General Mills today is much more focused with about 90% of its approximately $18 billion annual revenue coming from human food and the rest from pet food, a business it re-entered three years ago by purchasing the Blue Buffalo brand.

Six years ago, the company laid off about 5,000 workers in waves. Investors at the time pushed food-industry companies to slash costs and even hand off some manufacturing.

But the arrival of COVID-19 showed the power of large food producers that controlled their manufacturing and relationships with distributors. General Mills quickly implemented safety measures at its plants to keep lines running just when shoppers ambushed grocery stores in the pandemic's early weeks.

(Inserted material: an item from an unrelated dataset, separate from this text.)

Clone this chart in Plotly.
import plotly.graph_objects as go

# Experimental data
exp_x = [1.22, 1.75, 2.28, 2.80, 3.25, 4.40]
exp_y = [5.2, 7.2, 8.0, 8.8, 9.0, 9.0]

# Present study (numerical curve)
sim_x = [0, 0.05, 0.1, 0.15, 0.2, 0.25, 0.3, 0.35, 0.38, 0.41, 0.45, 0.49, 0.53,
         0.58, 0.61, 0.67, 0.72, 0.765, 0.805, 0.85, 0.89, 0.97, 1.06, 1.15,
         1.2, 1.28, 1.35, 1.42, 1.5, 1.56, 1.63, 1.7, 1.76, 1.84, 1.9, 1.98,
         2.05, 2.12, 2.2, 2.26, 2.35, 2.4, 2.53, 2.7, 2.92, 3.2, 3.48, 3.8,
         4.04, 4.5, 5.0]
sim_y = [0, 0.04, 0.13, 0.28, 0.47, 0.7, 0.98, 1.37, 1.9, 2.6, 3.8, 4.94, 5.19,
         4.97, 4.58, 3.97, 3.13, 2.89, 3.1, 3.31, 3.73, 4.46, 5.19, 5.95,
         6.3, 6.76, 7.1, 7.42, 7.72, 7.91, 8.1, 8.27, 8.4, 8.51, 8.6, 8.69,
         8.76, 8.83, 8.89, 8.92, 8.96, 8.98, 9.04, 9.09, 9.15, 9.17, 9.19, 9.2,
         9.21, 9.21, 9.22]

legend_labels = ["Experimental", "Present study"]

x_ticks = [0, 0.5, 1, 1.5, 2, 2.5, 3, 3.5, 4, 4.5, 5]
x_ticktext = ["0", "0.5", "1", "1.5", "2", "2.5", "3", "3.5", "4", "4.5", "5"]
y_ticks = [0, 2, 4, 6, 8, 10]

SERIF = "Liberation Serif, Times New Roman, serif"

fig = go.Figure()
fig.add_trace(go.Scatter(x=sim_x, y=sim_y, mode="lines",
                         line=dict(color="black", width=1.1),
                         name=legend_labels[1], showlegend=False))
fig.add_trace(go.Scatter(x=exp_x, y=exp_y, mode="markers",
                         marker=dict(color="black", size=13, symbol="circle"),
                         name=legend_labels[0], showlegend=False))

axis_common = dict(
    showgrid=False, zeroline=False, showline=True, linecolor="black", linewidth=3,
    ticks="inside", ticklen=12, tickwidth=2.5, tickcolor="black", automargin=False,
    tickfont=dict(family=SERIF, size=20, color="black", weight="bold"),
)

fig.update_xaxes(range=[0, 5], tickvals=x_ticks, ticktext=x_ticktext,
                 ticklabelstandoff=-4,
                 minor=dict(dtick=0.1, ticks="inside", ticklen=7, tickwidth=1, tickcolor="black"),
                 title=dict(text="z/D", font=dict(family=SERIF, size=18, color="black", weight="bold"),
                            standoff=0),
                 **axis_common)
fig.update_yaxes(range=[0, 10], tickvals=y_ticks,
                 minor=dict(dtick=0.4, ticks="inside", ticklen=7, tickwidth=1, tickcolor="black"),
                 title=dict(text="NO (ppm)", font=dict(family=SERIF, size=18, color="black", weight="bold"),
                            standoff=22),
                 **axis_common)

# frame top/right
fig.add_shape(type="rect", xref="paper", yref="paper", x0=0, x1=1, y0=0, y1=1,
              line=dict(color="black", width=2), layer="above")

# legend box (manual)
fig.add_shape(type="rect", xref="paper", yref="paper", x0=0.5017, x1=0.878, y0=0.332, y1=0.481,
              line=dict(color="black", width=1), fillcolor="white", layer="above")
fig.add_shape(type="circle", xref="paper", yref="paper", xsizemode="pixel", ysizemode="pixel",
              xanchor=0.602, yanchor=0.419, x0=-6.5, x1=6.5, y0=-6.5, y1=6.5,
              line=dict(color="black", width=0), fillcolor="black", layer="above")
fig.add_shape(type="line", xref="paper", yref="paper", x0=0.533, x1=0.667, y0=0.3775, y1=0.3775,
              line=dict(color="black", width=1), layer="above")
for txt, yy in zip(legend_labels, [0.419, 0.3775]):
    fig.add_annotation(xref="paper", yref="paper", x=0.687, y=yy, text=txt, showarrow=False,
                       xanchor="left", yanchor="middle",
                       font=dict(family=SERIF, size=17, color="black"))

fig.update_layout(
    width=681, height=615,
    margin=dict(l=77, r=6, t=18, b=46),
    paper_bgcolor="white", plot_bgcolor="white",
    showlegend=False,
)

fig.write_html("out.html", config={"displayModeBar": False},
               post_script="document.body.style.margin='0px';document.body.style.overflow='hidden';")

Harmening at the time said the company's workers "stepped up in an incredible and safe way to ensure a reliable food supply and we thank all of you."

As a result of that goodwill, General Mills' workers described a sense of being blindsided by the layoffs. For much of June, workers waited to find out if they'd have a job come July.

On Friday, June 18, all North America workers were invited to join a "pre-status" virtual meeting on June 23 or 24. Following that meeting, each employee would receive an e-mail saying one of two messages: continuing with the organization or displaced.

Employees, who spoke on the condition of anonymity to protect their severance pay, described it as feeling impersonal and cold. Different workers called the process upsetting, cringe-worthy or sad.

Harmening said, "Change is hard. It's hard for our employees. It's hard for me as a CEO."

General Mills is likely to run a leaner operation for several months as it evaluates needs, then starts hiring people back with the desired skills, said Anne Sample, a former human resources executive who now runs Navigate Forward, a Minneapolis firm that helps displaced executives.

"You don't want to go back and do a second restructuring six months after the first one," Sample said. "You don't want to break that corporate trust because the restructuring already changes the relationship between the company and the workers."

Her company is working with several laid-off General Mills executives to find new jobs.

"Talent is pretty sticky in the Twin Cities," Sample said, noting that many will land in other high-level roles locally. Her clients, all at the upper levels, are finding new jobs quicker now than before the pandemic.

General Mills leaders and representatives talk about the restructuring as a move into "connected commerce." That's a somewhat broad term that can mean different things to different industries, Brunsman said.

For consumer goods companies, connected commerce generally means getting closer to consumers to understand who likes what — and where.

In the traditional sales model, a food manufacturer like General Mills depends on its retailers to relay back information to them about what sort of products are selling. Or, by buying third-party data.

"That was, at best, a loose connection between the consumer goods company and the people they are actually trying to please with their product," Brunsman said.

General Mills now harvests vast troves of data from two of its own sources: its digitized Box Tops for Education platform and its popular in-house recipe websites, BettyCrocker.com and Pillsbury.com, which saw a huge uptick in site visits during the pandemic.

Armed with detailed data — and with employees who specialize in analyzing it — consumer goods companies can rethink their entire distribution model.

"So instead of thinking about distribution into a region, you can think about distribution into a neighborhood," Brunsman said.

For the U's Shaver, whose research has included how the Twin Cities became home to so many large, publicly traded companies, the latest makeover at General Mills is no surprise.

"Most successful companies are constantly keeping an eye on how they're evolving," Shaver said. "If General Mills was not evolving, I would be much more concerned."